Everything was going great until the heatwave in the summer where the tank was getting up to 32 deg. The sun hits one side of the tank so in spite of having a towel over it I had some algae growth. I had the lights off just to try and keep the tank cool as my livestock really don’t like it that hot and I sadly lost a few of my Odessa barbs. I also added a venturi in part because I wanted to boost the dissolved O2 and I figured as it’s a deep tank it would at least equalise atmospheric CO2 to deep down.

Plant growth went to pot and I had a lot of die back. What I didn’t think about at the time was that this happened to be a couple of months after switching to homemade fertilizers. The ones from aquarium plant food made to the recipe on the card they send dosed at ⅕-1/10th dose for low tech.

I didn’t put two and two together at the time and the tank has slowly suffered a lot of plant loss. I had tried making up a new bottle of fertilizer as thing deteriorated but it made little difference.
This is the tank now:







Side by side now and then:



I  added floaters as I thought it was Co2 limitation and they'd prove this. I now realise I was wrong.

I recently got two new 2 foot tanks to move livestock into for a rescape and got some dennerle all in one fertilizer free with the tanks. I’ve been using this for the last two weeks I've used the bottle! The general plant health has improved and the floaters have gone green and grown nice healthy roots, though the leaves are still small. Thanks, Darrel for your duckweed index!

This suggests to me that the fertilizers are probably, at least in part, to blame.

The micros have definitely precipitated in the bottle but I think there are macro deficiencies as well.

Dosing with pre-made liquid isn’t economical due to the size of the tank.
My tap water is moderately hard (water report attached!) and I wonder if the salts are just precipitating in the bottle and not really doing much (water report attached).
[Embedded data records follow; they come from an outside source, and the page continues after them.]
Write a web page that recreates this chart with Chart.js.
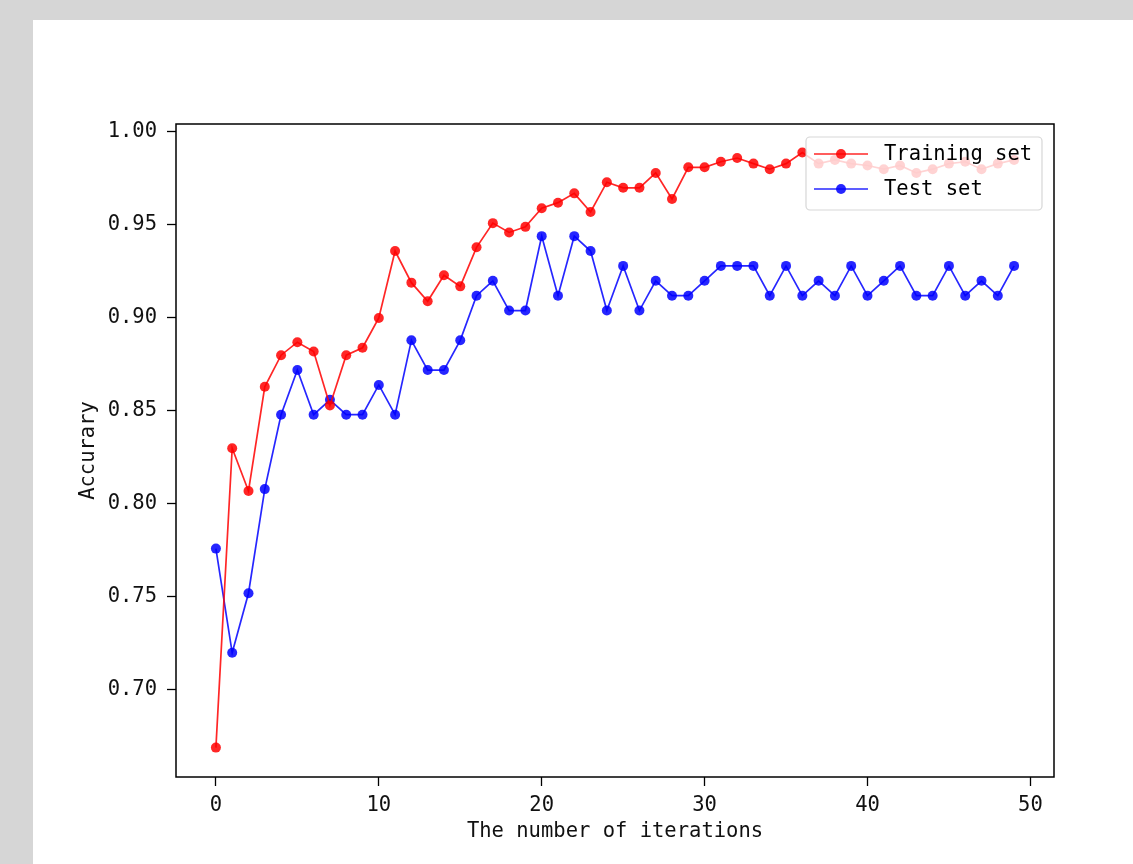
<!DOCTYPE html>
<html>
<head>
<meta charset="utf-8">
<script src="https://cdn.jsdelivr.net/npm/chart.js@4.4.0/dist/chart.umd.min.js"></script>
<style>
  html, body { margin: 0; padding: 0; background: #d6d6d6; width: 1133px; height: 864px; overflow: hidden; }
  #panel { position: absolute; left: 33px; top: 20px; width: 1100px; height: 844px; background: #ffffff; }
  #c { position: absolute; left: 0; top: 0; }
</style>
</head>
<body>
<div id="panel"></div>
<canvas id="c" width="1133" height="864"></canvas>
<script>
// ---- data ----
const iterations = Array.from({length: 50}, (_, i) => i);
const trainAcc = [0.669, 0.830, 0.807, 0.863, 0.880, 0.887, 0.882, 0.853, 0.880, 0.884,
                  0.900, 0.936, 0.919, 0.909, 0.923, 0.917, 0.938, 0.951, 0.946, 0.949,
                  0.959, 0.962, 0.967, 0.957, 0.973, 0.970, 0.970, 0.978, 0.964, 0.981,
                  0.981, 0.984, 0.986, 0.983, 0.980, 0.983, 0.989, 0.983, 0.985, 0.983,
                  0.982, 0.980, 0.982, 0.978, 0.980, 0.983, 0.984, 0.980, 0.983, 0.985];
const testAcc  = [0.776, 0.720, 0.752, 0.808, 0.848, 0.872, 0.848, 0.856, 0.848, 0.848,
                  0.864, 0.848, 0.888, 0.872, 0.872, 0.888, 0.912, 0.920, 0.904, 0.904,
                  0.944, 0.912, 0.944, 0.936, 0.904, 0.928, 0.904, 0.920, 0.912, 0.912,
                  0.920, 0.928, 0.928, 0.928, 0.912, 0.928, 0.912, 0.920, 0.912, 0.928,
                  0.912, 0.920, 0.928, 0.912, 0.912, 0.928, 0.912, 0.920, 0.912, 0.928];
const seriesNames = ['Training set', 'Test set'];
const xTitle = 'The number of iterations';
const yTitle = 'Accurary';

const FONT = "'DejaVu Sans Mono', monospace";
const RED = 'rgba(255,0,0,0.85)';
const BLUE = 'rgba(0,0,255,0.85)';

const framePlugin = {
  id: 'frame',
  afterDraw(chart) {
    const {ctx, chartArea: a} = chart;
    ctx.save();
    ctx.strokeStyle = '#000';
    ctx.lineWidth = 1.5;
    ctx.strokeRect(a.left, a.top, a.right - a.left, a.bottom - a.top);
    ctx.restore();
  }
};

const legendPlugin = {
  id: 'mplLegend',
  afterDatasetsDraw(chart) {
    const ctx = chart.ctx;
    const x0 = 806, y0 = 137, w = 236, h = 73, r = 4;
    ctx.save();
    ctx.beginPath();
    ctx.roundRect(x0, y0, w, h, r);
    ctx.fillStyle = 'rgba(255,255,255,0.8)';
    ctx.fill();
    ctx.strokeStyle = 'rgba(204,204,204,0.8)';
    ctx.lineWidth = 1.2;
    ctx.stroke();
    chart.data.datasets.forEach((ds, i) => {
      const yy = 154 + i * 35;
      ctx.strokeStyle = ds.borderColor;
      ctx.lineWidth = ds.borderWidth;
      ctx.beginPath();
      ctx.moveTo(814, yy);
      ctx.lineTo(868, yy);
      ctx.stroke();
      ctx.fillStyle = ds.pointBackgroundColor;
      ctx.beginPath();
      ctx.arc(841, yy, ds.pointRadius, 0, Math.PI * 2);
      ctx.fill();
      ctx.fillStyle = '#000';
      ctx.font = '20.5px ' + FONT;
      ctx.textBaseline = 'middle';
      ctx.textAlign = 'left';
      ctx.fillText(ds.label, 884, yy + 1);
    });
    ctx.restore();
  }
};

new Chart(document.getElementById('c'), {
  type: 'line',
  data: {
    datasets: [
      {
        label: seriesNames[0],
        data: iterations.map((x, i) => ({x, y: trainAcc[i]})),
        borderColor: RED, backgroundColor: RED, pointBackgroundColor: RED,
        pointBorderWidth: 0, borderWidth: 1.7, pointRadius: 5, tension: 0
      },
      {
        label: seriesNames[1],
        data: iterations.map((x, i) => ({x, y: testAcc[i]})),
        borderColor: BLUE, backgroundColor: BLUE, pointBackgroundColor: BLUE,
        pointBorderWidth: 0, borderWidth: 1.7, pointRadius: 5, tension: 0
      }
    ]
  },
  options: {
    responsive: false,
    animation: false,
    events: [],
    layout: { padding: { left: 0, right: 79, top: 124, bottom: 0 } },
    plugins: { legend: { display: false }, tooltip: { enabled: false } },
    scales: {
      x: {
        type: 'linear',
        min: -2.45, max: 51.45,
        border: { display: false },
        grid: { drawOnChartArea: false, drawTicks: true, tickLength: 9, tickColor: '#000', tickWidth: 1.3 },
        ticks: { stepSize: 10, includeBounds: false, padding: 7, color: '#111',
                 font: { family: FONT, size: 20.5 }, maxRotation: 0,
                 callback: v => String(v) },
        title: { display: true, text: xTitle, color: '#111',
                 font: { family: FONT, size: 20.5 }, padding: { top: 0, bottom: 20 } },
        afterFit(s) { s.height = 87; }
      },
      y: {
        type: 'linear',
        min: 0.6532, max: 1.0043,
        border: { display: false },
        grid: { drawOnChartArea: false, drawTicks: true, tickLength: 9, tickColor: '#000', tickWidth: 1.3 },
        ticks: { stepSize: 0.05, includeBounds: false, padding: 10, color: '#111',
                 font: { family: FONT, size: 20.5 },
                 callback: v => Number(v).toFixed(2) },
        title: { display: true, text: yTitle, color: '#111',
                 font: { family: FONT, size: 20.5 }, padding: { top: 76, bottom: 0 } },
        afterFit(s) { s.width = 176; }
      }
    }
  },
  plugins: [framePlugin, legendPlugin]
});
</script>
</body>
</html>
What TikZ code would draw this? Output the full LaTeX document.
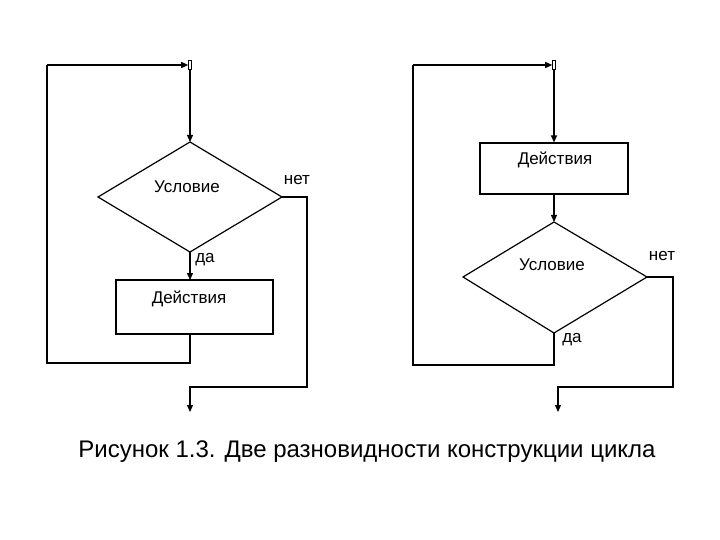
\documentclass[tikz,border=0pt]{standalone}
\usepackage{fontspec}
\setmainfont{Liberation Sans}
\usetikzlibrary{arrows.meta}
\begin{document}
\begin{tikzpicture}[x=1pt,y=-1pt,
  ln/.style={draw=black,line width=1.2pt},
  arr/.style={ln,-{Triangle[length=7pt,width=6pt]}},
  lbl/.style={font=\fontsize{17}{19}\selectfont,inner sep=0pt},
  glyph/.style={draw=black,line width=0.6pt,minimum width=3pt,minimum height=9pt,inner sep=0pt}]
\useasboundingbox (0,0) rectangle (720,540);
% left
\node[glyph] (jl) at (190,65) {};
\coordinate (l0) at (47,65);
\coordinate (dt) at (190,142);
\coordinate (dl) at (98,197);
\coordinate (dr) at (282,197);
\coordinate (db) at (190,252);
\draw[ln] (dt)--(dr)--(db)--(dl)--cycle;
\node[ln,minimum width=157pt,minimum height=54pt,inner sep=0pt] (r1) at (194.5,307) {};
\node[lbl] at (187,187) {Условие};
\node[lbl] at (297,180) {нет};
\node[lbl] at (205,260) {да};
\node[lbl] at (189,299) {Действия};
\draw[arr] (l0)--(jl.west);
\draw[arr] (jl.south)--(dt);
\draw[arr] (db)--(190,280);
\draw[ln] (190,334)--(190,363)--(47,363)--(l0);
\coordinate (le) at (190,412);
\draw[arr] (dr)--(307,197)--(307,387)--(190,387)--(le);
% right
\node[glyph] (jr) at (554,65) {};
\coordinate (r0) at (413,65);
\node[ln,minimum width=148pt,minimum height=51pt,inner sep=0pt] (r2) at (554,168.5) {};
\coordinate (et) at (554,222);
\coordinate (el) at (463,277);
\coordinate (er) at (647,277);
\coordinate (eb) at (554,333);
\draw[ln] (et)--(er)--(eb)--(el)--cycle;
\node[lbl] at (555,160) {Действия};
\node[lbl] at (552,265) {Условие};
\node[lbl] at (662,256) {нет};
\node[lbl] at (572,340) {да};
\draw[arr] (r0)--(jr.west);
\draw[arr] (jr.south)--(r2.north);
\draw[arr] (r2.south)--(et);
\draw[ln] (eb)--(554,365)--(413,365)--(r0);
\coordinate (re) at (558,412);
\draw[arr] (er)--(673,277)--(673,387)--(558,387)--(re);
\node[font=\fontsize{24}{27}\selectfont,inner sep=0pt] (cap) at (367,452) {Рисунок 1.3. Две разновидности конструкции цикла};
\end{tikzpicture}
\end{document}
I think initially this deficiency was masked as nutrients were leaching from the substrate keeping the plants going.

Before I buy a load of new plants I want to try and get the ones I have going so I know I’m giving the new ones a good start.

Do I need to just make the fertilizers up with distilled water, need a buffer or need different salts? Or is this something else entirely!


----------



## Zeus. (28 Dec 2020)

Regent said:


> When I first set it up, I was dosing premade fertilizer (neutroT) and glut with no CO2. The substrate is Tropica aqua soil powder topped with sand with dennerle root tabs.


NeutroT contains only trace elements
Dennerle root tabs does contain macro elements however thay wont last long if your not dosing N-P-K via the water column
Tropica aqua soil - not sure what nutrients this AS has but sounds like its exhausted to me.
Your water does contain approx. 20ppm NO3 so dependant on you WC% depends how much you add weekly and your tap water will also have PO4 and K even if they are not reported. So basically your plants are staving. You will also have some NPK from fish waste but it doesnt look enough

Whats your weekly Water Change (WC) liters or % approx ?

So basically IMO you need to start using a complete fertilizer and for a 400l tank going down the DIY will save you a small fortune that you can spend on new plants. Doing an All In One (AIO) clone of TNC is a good starting place IMO - although we could easily advise a low EI dose as well for a low tech tank- thay use the same salts
I would get your starter salts from APFUK and pick up some KSO4 from ebay and some E300 and E202


----------



## Regent (29 Dec 2020)

Hi @Zeus. Thanks for the reply.
Sorry it was neutro plus not T, just double checked the site. The bottle got thrown out ages ago when I switched to dry salts.. hence the confusion.

I've been using dry salts from aquarium plant food for at least 8 months now. Do you think it's just the lack of ascorbic acid and e300 allowing precipitation then? The only other things that look especially different in the mix Vs shop brought is the iron chelate in the all in one is different..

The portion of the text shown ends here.